Since the Israel-Hamas war erupted Oct. 7, the only aid route into Gaza has been through the Rafah border crossing with Egypt.

Israel has been accused of impeding access to aid and blocking its distribution across the enclave, particularly in the north. Israel denies the accusations, blaming instead humanitarian organizations for failing to efficiently distribute the aid.

Around 150 trucks carrying aid are currently entering Gaza on a daily basis, according to the UN.

World Food Programme Deputy Executive Director Carl Skau told Reuters that the number of trucks must at least double amid warnings of widespread famine in Gaza.

The limited aid has prompted several countries to seek other routes to deliver badly needed assistance. Jordan, the UAE, Egypt and the United States have airdropped several batches of humanitarian aid in northern Gaza.

The opening of the Cyprus-Gaza sea corridor comes one day after President Joe Biden announced a US plan to build a temporary port off Gaza's coast to deliver urgent humanitarian assistance to Gaza.

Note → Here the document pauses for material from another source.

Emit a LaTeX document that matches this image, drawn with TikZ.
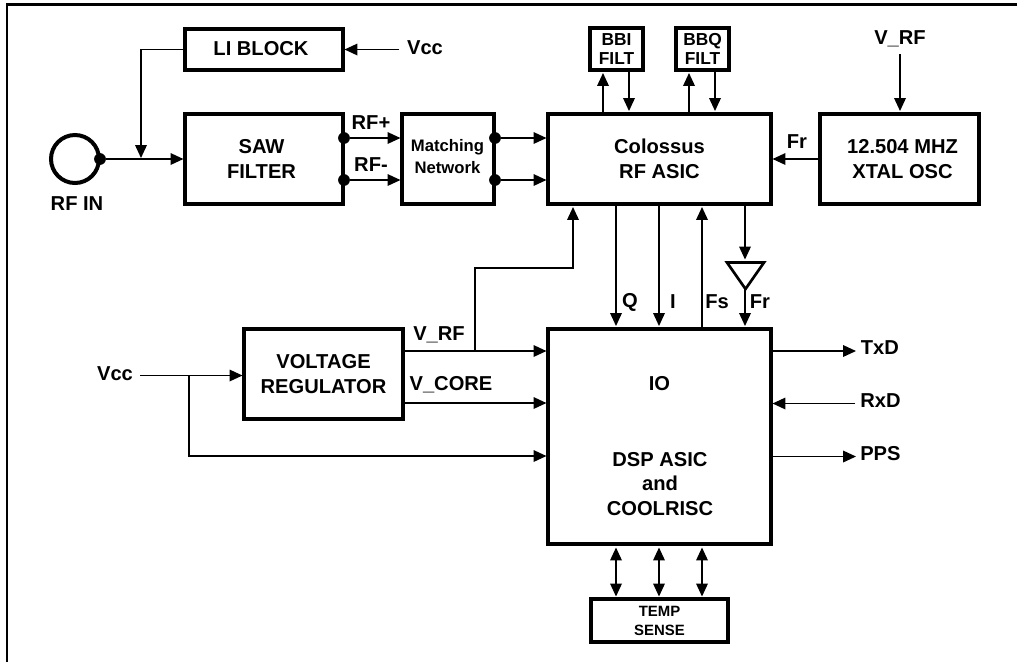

In his State of the Union address on Thursday, Biden called on Israel to ease the unfolding humanitarian crisis in the Gaza Strip.

“To the leadership of Israel I say this: Humanitarian assistance cannot be a secondary consideration or a bargaining chip,” Biden said.

The operation will also be based in Cyprus’ Larnaca, where aid deliveries will undergo security inspections before being shipped to the port. The building of the port is expected to take weeks.